Report each line of the data that includes the word "script".
───── Material for the task
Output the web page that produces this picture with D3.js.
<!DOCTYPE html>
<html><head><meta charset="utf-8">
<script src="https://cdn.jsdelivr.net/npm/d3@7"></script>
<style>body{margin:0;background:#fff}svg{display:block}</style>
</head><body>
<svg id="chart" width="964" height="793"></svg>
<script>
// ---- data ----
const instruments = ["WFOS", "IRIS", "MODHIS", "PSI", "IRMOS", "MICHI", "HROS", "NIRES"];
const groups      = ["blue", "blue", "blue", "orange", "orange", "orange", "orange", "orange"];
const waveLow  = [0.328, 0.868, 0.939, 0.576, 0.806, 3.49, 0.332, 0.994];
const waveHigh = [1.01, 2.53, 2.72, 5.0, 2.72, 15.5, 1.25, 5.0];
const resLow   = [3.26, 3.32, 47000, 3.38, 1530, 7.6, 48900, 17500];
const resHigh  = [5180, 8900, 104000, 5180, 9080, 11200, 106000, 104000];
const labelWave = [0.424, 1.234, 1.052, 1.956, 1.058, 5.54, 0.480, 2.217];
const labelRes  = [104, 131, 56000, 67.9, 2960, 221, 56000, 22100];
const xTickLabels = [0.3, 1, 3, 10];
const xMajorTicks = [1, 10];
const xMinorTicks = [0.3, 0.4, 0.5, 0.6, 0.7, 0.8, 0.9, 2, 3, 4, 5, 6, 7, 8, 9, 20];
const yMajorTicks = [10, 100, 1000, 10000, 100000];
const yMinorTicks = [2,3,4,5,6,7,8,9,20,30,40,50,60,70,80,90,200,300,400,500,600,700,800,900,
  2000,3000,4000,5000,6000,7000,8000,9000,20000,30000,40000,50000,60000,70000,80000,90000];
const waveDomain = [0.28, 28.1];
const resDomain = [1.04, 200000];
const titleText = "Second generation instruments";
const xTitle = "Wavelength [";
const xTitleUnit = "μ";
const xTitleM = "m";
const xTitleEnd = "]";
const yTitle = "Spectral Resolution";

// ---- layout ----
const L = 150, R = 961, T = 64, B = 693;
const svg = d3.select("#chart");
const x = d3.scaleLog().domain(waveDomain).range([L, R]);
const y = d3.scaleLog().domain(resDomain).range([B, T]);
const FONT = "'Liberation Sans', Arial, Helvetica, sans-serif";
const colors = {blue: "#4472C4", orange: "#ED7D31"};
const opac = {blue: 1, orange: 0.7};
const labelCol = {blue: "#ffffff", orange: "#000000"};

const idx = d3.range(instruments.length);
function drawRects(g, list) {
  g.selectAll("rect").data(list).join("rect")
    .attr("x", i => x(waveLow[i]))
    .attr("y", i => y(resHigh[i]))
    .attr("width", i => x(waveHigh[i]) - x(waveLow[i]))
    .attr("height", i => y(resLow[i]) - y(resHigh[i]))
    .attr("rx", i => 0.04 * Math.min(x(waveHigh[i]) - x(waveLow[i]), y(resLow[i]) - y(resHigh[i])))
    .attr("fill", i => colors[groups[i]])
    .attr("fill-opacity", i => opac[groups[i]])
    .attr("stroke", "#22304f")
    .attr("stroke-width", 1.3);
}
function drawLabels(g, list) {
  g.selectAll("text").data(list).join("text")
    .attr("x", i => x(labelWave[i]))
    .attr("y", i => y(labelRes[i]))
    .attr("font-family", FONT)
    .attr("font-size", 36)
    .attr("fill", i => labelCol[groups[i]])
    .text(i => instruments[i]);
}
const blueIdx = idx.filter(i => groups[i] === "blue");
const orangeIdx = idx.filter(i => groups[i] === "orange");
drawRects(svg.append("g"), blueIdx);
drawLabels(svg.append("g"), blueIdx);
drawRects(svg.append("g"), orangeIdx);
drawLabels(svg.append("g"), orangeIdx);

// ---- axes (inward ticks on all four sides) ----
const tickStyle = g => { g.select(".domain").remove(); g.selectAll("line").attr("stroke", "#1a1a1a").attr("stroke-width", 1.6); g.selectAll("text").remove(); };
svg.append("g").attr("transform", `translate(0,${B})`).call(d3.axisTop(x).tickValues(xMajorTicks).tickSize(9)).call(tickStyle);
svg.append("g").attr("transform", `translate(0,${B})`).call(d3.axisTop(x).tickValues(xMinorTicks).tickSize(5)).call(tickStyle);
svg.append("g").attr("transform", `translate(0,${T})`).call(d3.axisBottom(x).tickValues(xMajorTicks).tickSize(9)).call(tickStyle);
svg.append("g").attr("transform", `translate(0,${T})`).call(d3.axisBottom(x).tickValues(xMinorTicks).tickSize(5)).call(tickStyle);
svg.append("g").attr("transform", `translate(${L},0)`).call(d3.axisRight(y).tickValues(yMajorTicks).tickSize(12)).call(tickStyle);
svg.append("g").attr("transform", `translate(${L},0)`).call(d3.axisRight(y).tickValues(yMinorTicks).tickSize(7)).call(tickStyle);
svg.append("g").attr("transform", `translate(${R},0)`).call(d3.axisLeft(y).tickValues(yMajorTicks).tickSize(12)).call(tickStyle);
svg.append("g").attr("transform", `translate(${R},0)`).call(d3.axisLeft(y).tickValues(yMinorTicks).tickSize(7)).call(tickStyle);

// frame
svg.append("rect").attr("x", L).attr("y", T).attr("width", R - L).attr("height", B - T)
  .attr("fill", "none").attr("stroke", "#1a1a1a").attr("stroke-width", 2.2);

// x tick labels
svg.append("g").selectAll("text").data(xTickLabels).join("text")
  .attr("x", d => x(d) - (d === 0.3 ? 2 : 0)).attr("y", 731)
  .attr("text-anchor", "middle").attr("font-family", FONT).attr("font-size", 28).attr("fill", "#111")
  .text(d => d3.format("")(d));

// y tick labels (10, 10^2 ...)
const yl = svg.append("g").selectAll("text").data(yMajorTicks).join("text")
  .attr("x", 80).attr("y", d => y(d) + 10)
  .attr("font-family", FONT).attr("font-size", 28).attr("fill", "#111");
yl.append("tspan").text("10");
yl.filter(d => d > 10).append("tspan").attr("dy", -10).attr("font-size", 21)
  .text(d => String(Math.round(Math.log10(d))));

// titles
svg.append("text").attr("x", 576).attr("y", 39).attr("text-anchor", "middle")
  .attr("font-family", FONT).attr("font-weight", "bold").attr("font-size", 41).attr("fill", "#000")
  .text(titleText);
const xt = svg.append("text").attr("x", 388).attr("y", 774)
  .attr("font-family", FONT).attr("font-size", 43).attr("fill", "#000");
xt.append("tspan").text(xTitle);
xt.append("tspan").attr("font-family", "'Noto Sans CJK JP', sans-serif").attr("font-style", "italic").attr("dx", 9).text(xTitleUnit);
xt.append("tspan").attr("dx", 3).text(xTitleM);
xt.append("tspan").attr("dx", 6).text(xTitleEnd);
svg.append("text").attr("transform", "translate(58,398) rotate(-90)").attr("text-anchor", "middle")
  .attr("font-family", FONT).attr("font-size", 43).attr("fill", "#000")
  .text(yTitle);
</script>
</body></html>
──────────
───── Material for the task
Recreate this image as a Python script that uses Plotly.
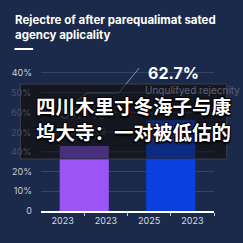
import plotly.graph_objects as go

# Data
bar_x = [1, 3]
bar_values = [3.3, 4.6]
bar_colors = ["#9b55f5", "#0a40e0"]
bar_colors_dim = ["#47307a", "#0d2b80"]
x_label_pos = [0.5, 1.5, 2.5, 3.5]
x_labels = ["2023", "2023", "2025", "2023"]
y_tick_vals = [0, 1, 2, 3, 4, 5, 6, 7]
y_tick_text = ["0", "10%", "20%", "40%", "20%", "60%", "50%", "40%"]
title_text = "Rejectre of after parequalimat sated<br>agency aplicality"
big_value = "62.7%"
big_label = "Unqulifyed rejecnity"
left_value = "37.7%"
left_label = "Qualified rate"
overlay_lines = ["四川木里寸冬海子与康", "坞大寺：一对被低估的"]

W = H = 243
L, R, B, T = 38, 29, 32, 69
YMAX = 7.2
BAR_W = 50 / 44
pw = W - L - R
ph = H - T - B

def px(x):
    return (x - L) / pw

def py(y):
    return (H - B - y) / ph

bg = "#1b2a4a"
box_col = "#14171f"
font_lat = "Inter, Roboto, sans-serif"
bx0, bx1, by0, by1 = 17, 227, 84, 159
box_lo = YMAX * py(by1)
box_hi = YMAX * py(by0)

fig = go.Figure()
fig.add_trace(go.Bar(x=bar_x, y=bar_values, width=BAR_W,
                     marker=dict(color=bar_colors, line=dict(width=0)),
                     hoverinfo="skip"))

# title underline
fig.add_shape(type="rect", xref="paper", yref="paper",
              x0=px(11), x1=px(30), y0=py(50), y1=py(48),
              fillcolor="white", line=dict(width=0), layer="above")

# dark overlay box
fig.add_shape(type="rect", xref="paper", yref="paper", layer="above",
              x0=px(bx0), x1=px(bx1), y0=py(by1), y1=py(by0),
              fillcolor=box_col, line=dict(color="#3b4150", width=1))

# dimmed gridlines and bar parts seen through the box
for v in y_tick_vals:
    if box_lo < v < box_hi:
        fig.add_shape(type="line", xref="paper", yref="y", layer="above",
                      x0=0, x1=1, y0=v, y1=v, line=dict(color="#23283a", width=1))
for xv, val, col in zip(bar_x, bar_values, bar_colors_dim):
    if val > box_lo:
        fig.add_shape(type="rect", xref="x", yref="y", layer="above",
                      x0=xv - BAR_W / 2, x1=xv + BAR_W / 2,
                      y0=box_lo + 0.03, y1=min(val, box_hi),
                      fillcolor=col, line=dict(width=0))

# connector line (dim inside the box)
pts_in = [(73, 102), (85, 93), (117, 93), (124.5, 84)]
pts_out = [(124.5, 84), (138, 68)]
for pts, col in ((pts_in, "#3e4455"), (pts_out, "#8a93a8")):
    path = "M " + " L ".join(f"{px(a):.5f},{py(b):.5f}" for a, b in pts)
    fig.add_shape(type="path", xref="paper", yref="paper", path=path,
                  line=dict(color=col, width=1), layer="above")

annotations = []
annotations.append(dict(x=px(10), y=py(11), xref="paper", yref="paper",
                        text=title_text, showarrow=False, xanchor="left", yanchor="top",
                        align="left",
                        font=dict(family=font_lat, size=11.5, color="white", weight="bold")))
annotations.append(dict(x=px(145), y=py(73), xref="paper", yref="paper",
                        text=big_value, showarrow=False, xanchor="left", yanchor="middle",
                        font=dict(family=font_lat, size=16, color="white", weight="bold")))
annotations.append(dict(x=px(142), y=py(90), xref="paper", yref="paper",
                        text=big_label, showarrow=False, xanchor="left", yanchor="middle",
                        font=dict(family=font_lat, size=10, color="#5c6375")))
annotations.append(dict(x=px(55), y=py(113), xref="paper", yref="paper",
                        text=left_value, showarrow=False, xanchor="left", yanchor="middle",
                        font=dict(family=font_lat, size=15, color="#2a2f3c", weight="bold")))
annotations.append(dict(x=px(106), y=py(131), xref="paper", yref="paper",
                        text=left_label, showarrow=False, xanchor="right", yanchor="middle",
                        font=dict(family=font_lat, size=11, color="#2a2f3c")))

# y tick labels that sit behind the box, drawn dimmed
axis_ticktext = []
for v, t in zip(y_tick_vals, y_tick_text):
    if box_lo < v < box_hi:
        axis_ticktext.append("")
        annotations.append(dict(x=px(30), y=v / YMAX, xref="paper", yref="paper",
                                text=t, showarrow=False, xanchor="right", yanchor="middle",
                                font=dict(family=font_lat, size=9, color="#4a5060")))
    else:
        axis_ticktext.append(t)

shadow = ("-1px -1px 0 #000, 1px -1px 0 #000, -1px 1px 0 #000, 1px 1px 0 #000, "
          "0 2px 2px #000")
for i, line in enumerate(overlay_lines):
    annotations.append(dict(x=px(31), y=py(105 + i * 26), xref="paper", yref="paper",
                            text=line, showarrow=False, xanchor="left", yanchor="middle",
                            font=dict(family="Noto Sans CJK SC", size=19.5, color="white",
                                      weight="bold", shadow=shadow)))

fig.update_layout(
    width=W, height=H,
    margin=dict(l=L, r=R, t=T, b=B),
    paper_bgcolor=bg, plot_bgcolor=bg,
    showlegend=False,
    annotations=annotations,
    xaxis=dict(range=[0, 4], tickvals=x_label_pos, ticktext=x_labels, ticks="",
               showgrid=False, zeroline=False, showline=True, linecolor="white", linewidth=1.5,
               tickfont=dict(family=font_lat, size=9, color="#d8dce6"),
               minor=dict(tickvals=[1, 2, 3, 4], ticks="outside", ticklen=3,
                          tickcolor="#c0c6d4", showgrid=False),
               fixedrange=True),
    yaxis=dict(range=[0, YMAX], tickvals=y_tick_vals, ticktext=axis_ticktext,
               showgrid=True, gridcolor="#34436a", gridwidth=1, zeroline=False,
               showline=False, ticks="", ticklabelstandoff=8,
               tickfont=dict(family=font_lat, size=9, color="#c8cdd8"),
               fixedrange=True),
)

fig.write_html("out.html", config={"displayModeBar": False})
──────────
Result below:
<script src="https://cdn.jsdelivr.net/npm/d3@7"></script>
<script>
</script>
Recreate this image as a Python script that uses Plotly.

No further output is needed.